Было условлено, что город, как евреи, так и паны, должен дать выкуп в размере 200 000 злотых. Но так как в наличности не было такой суммы денег, отдавали серебряные и золотые вещи и другие товары за бесценок, ниже торговой оптовой цены. Серебро и золото взвешивали на больших весах все одно что олово и отдавали за полцены. Так была обобрана св. община Львов и уподобилась пруду, из которого выужена вся рыба. Если бы Г-сподь не смилостивился над Своим народом, сынами Израиля, находившимися во Львове в количестве тысяч и десятков тысяч, отличавшимися великою ученостью и совершившими столь великое покаяние, что их мольбы достигли Небес, вследствие чего Г-сподь побудил злодеев пойти на соглашение, – если бы не все это и город оставался бы в осаде еще с неделю, все жители погибли бы от голода и жажды[4].

 

В конце концов утвердился на троне новый польский король Ян Казимир и худо-бедно всех замирил. Но слишком поздно: «бесчисленные тысячи» евреев погибли, а выжившие были обречены на нищету и бродяжничество. И все, что оставалось им и хронистам, повествующим об этих событиях, – это оплакивать погубленные святые общины и молить Б–га об отмщении.

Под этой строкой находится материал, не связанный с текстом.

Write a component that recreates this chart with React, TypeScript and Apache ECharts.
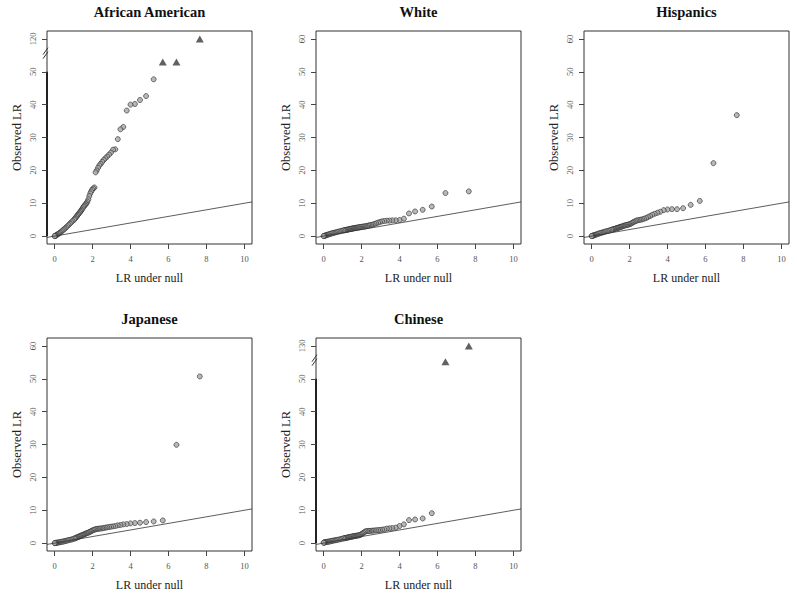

Кстати о хронистах и о кодификации еврейской памяти об этих печальных событиях. О погромах сразу же, в течение нескольких лет, было написано около десяти хроник и пиютов, литургических плачей, – как на иврите, так и на идише, как очевидцами, так и иностранными евреями, узнавшими о происшедшем от беженцев. Хроники гзерот тах-тат завоевали исключительную популярность у еврейской аудитории, выдержали несколько переизданий в Польше и Италии и привлекли творческое внимание плагиаторов. В этом рейтинге лидировало сочинение Натана Ганновера «Йевен мецула» («Пучина бездонная»), которое мы уже цитировали выше. Название хроники Ганновера, будучи библейской цитатой (Теилим, 69:3), содержит также игру слов: ср. явен («пучина») и яван («Греция», для восточноевропейских евреев того времени символизировавшая православие и даже конкретно казачество), – и тайнопись гематрий: гематрия слов псалма «Утонул я в пучине бездонной» равняется гематрии слов «Хмель и татарин соединились с православными». Как известно, Натан Ганновер был не чужд каббалистических штудий; кроме того, он был очевидцем событий, потерял в погромах отца, эмигрировал, странствовал по Европе, в том числе жил в Италии, а потом был убит в Венгрии союзниками турок. Трагическая судьба автора безусловно способствовала известности его сочинения. Но главное, его хроника признана самой подробной и обстоятельной, некоторые ученые считали ее также самой ранней, и все исследователи этой эпохи отдают ей приоритет перед другими рассказами.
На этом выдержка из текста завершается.